● TO BE DONE:
Lines that contain the string "chart" are to be copied; leave out all others.

● INFORMATION PROVIDED:
####################
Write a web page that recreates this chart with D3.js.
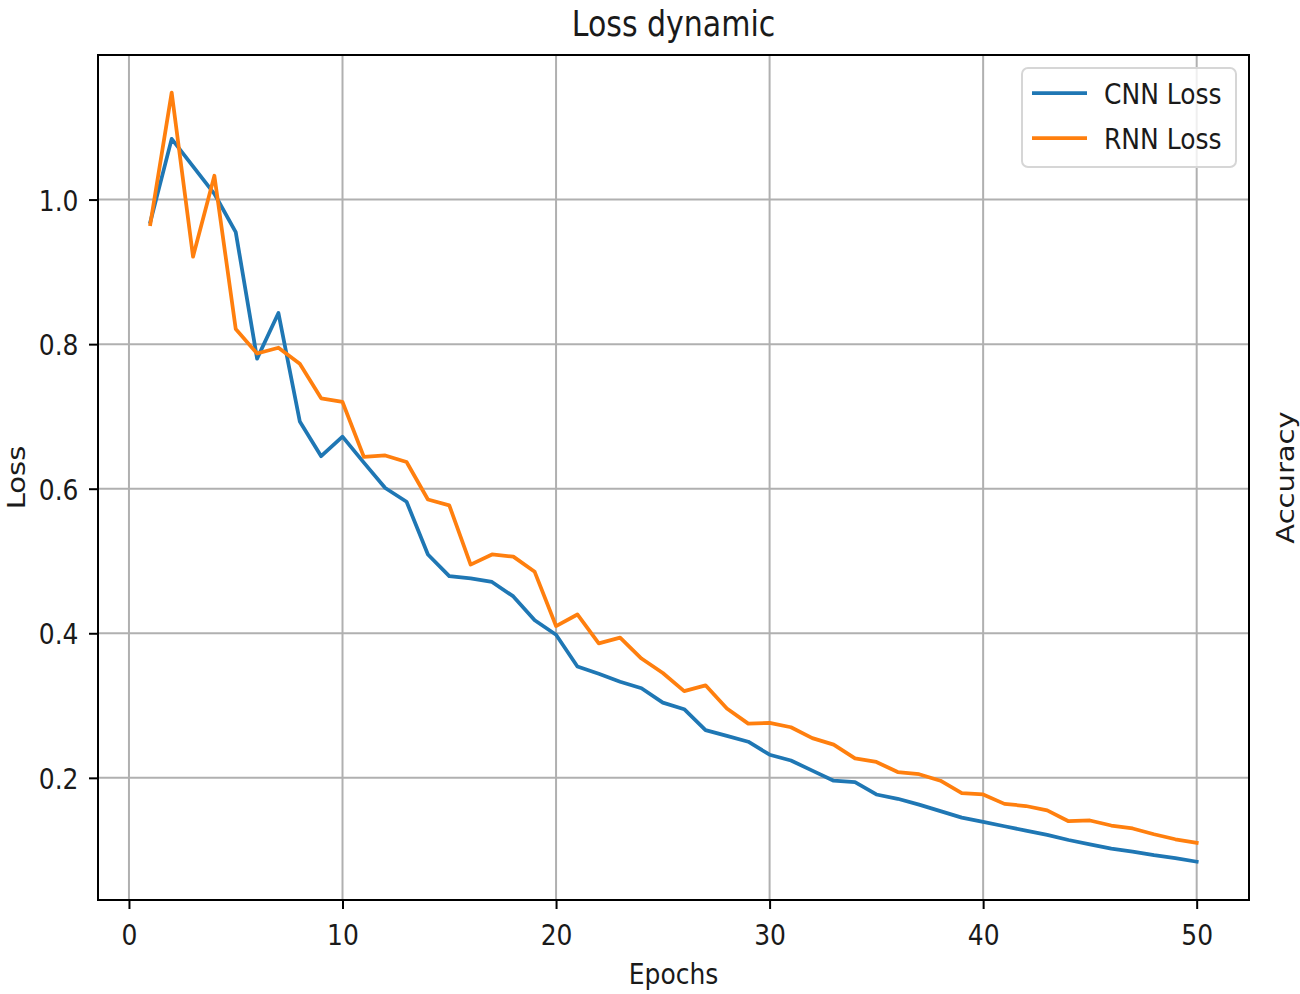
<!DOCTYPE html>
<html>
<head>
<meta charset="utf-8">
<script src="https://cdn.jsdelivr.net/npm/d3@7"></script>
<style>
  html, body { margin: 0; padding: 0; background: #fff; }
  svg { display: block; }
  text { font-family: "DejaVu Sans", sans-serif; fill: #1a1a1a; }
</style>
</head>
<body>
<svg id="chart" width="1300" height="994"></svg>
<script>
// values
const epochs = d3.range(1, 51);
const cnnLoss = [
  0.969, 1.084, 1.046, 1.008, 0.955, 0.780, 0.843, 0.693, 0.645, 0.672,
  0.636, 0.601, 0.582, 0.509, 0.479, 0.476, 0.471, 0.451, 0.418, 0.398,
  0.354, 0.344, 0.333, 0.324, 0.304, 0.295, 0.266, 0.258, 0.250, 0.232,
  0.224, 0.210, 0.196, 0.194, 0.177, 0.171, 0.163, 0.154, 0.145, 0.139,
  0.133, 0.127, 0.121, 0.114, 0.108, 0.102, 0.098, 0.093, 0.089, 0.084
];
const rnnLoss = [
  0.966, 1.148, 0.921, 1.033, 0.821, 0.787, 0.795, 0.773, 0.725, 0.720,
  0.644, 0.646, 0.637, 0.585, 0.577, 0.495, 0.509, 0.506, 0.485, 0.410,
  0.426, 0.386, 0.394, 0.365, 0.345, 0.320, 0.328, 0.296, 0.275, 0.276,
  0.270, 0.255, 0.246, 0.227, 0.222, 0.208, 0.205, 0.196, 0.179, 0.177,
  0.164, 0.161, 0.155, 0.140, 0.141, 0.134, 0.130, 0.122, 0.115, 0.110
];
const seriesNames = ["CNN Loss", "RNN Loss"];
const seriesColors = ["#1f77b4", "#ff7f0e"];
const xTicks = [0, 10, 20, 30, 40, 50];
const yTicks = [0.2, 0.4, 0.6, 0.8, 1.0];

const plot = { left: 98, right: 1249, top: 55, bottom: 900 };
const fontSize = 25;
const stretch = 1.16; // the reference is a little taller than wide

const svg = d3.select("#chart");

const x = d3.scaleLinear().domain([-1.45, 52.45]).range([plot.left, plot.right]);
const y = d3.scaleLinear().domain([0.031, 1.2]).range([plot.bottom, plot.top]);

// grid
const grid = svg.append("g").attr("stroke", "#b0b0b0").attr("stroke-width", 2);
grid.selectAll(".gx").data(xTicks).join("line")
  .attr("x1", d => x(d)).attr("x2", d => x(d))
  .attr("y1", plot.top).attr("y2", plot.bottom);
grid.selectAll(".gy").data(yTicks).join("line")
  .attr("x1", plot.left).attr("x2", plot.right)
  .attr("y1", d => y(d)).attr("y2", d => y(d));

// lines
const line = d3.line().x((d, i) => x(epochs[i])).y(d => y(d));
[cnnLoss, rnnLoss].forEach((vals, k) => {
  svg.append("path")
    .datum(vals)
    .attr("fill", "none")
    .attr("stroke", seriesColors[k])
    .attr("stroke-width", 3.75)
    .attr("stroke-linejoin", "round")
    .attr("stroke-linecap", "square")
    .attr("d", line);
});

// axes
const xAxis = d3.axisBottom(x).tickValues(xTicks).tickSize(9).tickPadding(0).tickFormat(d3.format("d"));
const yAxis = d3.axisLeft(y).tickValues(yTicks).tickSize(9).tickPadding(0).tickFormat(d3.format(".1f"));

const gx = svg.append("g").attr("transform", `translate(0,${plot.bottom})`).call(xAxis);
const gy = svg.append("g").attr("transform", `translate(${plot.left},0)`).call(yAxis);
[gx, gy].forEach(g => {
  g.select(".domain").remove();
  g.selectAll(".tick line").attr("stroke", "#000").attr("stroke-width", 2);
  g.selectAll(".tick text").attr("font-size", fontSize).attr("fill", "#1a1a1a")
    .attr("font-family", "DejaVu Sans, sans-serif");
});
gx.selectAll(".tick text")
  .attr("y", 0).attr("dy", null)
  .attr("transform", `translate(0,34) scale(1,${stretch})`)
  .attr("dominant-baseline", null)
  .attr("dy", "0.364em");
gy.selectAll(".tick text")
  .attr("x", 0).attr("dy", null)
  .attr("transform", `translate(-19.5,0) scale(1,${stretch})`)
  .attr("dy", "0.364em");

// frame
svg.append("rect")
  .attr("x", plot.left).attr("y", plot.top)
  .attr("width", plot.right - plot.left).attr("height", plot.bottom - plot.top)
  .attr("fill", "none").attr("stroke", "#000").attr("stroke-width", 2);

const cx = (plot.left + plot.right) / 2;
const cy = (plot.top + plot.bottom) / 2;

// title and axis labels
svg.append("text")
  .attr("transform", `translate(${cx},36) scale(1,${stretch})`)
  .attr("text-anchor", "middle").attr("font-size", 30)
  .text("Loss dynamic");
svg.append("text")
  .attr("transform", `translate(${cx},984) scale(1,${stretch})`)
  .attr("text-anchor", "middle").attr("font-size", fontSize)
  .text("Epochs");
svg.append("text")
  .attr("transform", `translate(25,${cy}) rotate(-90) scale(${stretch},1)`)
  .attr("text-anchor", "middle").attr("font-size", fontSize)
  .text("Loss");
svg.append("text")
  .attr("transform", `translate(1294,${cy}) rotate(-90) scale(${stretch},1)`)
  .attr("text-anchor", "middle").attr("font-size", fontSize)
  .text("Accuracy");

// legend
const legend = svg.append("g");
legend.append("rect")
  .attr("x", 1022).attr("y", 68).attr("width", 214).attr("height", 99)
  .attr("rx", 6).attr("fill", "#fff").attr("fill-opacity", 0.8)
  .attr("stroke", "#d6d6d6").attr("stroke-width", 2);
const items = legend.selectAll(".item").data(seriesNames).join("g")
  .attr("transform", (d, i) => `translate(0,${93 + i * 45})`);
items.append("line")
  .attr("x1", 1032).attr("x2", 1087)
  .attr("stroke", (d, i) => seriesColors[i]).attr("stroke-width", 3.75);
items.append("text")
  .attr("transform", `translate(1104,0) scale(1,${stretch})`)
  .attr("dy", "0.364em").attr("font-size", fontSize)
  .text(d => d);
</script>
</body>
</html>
####################
● COMPLETE RESPONSE:
Write a web page that recreates this chart with D3.js.
<svg id="chart" width="1300" height="994"></svg>
const svg = d3.select("#chart");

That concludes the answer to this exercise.